* _Stated goal_
Repeat every line of the listing below exactly, minus the pictures.

* _Dataset section_
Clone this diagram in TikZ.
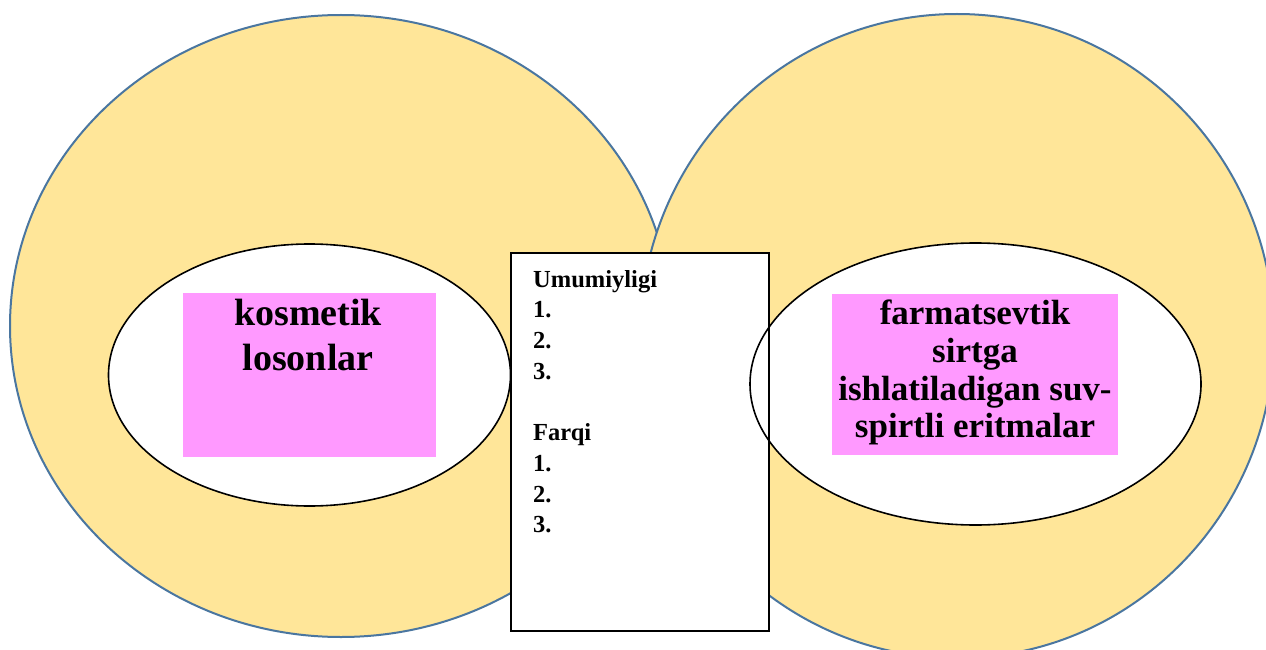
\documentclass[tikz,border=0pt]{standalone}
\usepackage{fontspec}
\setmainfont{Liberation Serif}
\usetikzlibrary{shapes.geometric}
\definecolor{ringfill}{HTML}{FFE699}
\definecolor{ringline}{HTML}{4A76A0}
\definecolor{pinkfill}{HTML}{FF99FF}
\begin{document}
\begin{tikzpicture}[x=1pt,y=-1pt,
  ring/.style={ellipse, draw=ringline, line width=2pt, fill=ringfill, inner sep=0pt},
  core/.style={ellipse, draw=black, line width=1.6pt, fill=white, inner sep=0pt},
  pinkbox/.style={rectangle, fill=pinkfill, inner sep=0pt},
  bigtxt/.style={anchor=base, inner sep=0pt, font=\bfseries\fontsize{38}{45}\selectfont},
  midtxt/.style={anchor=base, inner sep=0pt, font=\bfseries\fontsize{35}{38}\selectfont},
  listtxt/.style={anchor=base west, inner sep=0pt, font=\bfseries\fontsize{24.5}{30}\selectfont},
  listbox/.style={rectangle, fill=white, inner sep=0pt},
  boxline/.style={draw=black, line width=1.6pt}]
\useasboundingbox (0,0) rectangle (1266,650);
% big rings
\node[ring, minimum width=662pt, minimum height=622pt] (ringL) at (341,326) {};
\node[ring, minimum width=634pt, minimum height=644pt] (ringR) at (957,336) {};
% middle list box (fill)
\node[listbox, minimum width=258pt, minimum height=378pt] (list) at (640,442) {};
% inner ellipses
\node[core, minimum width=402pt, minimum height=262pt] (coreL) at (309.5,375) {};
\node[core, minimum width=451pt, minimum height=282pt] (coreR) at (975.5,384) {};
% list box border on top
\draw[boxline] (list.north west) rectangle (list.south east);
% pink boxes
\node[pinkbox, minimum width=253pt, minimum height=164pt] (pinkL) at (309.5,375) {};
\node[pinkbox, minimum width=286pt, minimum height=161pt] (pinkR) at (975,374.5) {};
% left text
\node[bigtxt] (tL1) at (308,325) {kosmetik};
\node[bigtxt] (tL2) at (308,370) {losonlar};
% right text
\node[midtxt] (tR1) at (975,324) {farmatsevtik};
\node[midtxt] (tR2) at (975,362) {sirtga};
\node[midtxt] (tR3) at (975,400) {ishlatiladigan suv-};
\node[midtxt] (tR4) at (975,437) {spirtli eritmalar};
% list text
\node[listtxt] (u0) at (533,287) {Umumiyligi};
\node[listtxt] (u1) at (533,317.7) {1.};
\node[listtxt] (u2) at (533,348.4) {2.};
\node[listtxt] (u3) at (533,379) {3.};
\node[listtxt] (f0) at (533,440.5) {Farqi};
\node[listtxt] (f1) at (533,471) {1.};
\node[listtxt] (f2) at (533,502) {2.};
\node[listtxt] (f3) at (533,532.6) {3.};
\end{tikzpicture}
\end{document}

* _Task output_
Clone this diagram in TikZ.
\documentclass[tikz,border=0pt]{standalone}
\usepackage{fontspec}
\setmainfont{Liberation Serif}
\usetikzlibrary{shapes.geometric}
\definecolor{ringfill}{HTML}{FFE699}
\definecolor{ringline}{HTML}{4A76A0}
\definecolor{pinkfill}{HTML}{FF99FF}
\begin{document}
\begin{tikzpicture}[x=1pt,y=-1pt,
  ring/.style={ellipse, draw=ringline, line width=2pt, fill=ringfill, inner sep=0pt},
  core/.style={ellipse, draw=black, line width=1.6pt, fill=white, inner sep=0pt},
  pinkbox/.style={rectangle, fill=pinkfill, inner sep=0pt},
  bigtxt/.style={anchor=base, inner sep=0pt, font=\bfseries\fontsize{38}{45}\selectfont},
  midtxt/.style={anchor=base, inner sep=0pt, font=\bfseries\fontsize{35}{38}\selectfont},
  listtxt/.style={anchor=base west, inner sep=0pt, font=\bfseries\fontsize{24.5}{30}\selectfont},
  listbox/.style={rectangle, fill=white, inner sep=0pt},
  boxline/.style={draw=black, line width=1.6pt}]
\useasboundingbox (0,0) rectangle (1266,650);
% big rings
\node[ring, minimum width=662pt, minimum height=622pt] (ringL) at (341,326) {};
\node[ring, minimum width=634pt, minimum height=644pt] (ringR) at (957,336) {};
% middle list box (fill)
\node[listbox, minimum width=258pt, minimum height=378pt] (list) at (640,442) {};
% inner ellipses
\node[core, minimum width=402pt, minimum height=262pt] (coreL) at (309.5,375) {};
\node[core, minimum width=451pt, minimum height=282pt] (coreR) at (975.5,384) {};
% list box border on top
\draw[boxline] (list.north west) rectangle (list.south east);
% pink boxes
\node[pinkbox, minimum width=253pt, minimum height=164pt] (pinkL) at (309.5,375) {};
\node[pinkbox, minimum width=286pt, minimum height=161pt] (pinkR) at (975,374.5) {};
% left text
\node[bigtxt] (tL1) at (308,325) {kosmetik};
\node[bigtxt] (tL2) at (308,370) {losonlar};
% right text
\node[midtxt] (tR1) at (975,324) {farmatsevtik};
\node[midtxt] (tR2) at (975,362) {sirtga};
\node[midtxt] (tR3) at (975,400) {ishlatiladigan suv-};
\node[midtxt] (tR4) at (975,437) {spirtli eritmalar};
% list text
\node[listtxt] (u0) at (533,287) {Umumiyligi};
\node[listtxt] (u1) at (533,317.7) {1.};
\node[listtxt] (u2) at (533,348.4) {2.};
\node[listtxt] (u3) at (533,379) {3.};
\node[listtxt] (f0) at (533,440.5) {Farqi};
\node[listtxt] (f1) at (533,471) {1.};
\node[listtxt] (f2) at (533,502) {2.};
\node[listtxt] (f3) at (533,532.6) {3.};
\end{tikzpicture}
\end{document}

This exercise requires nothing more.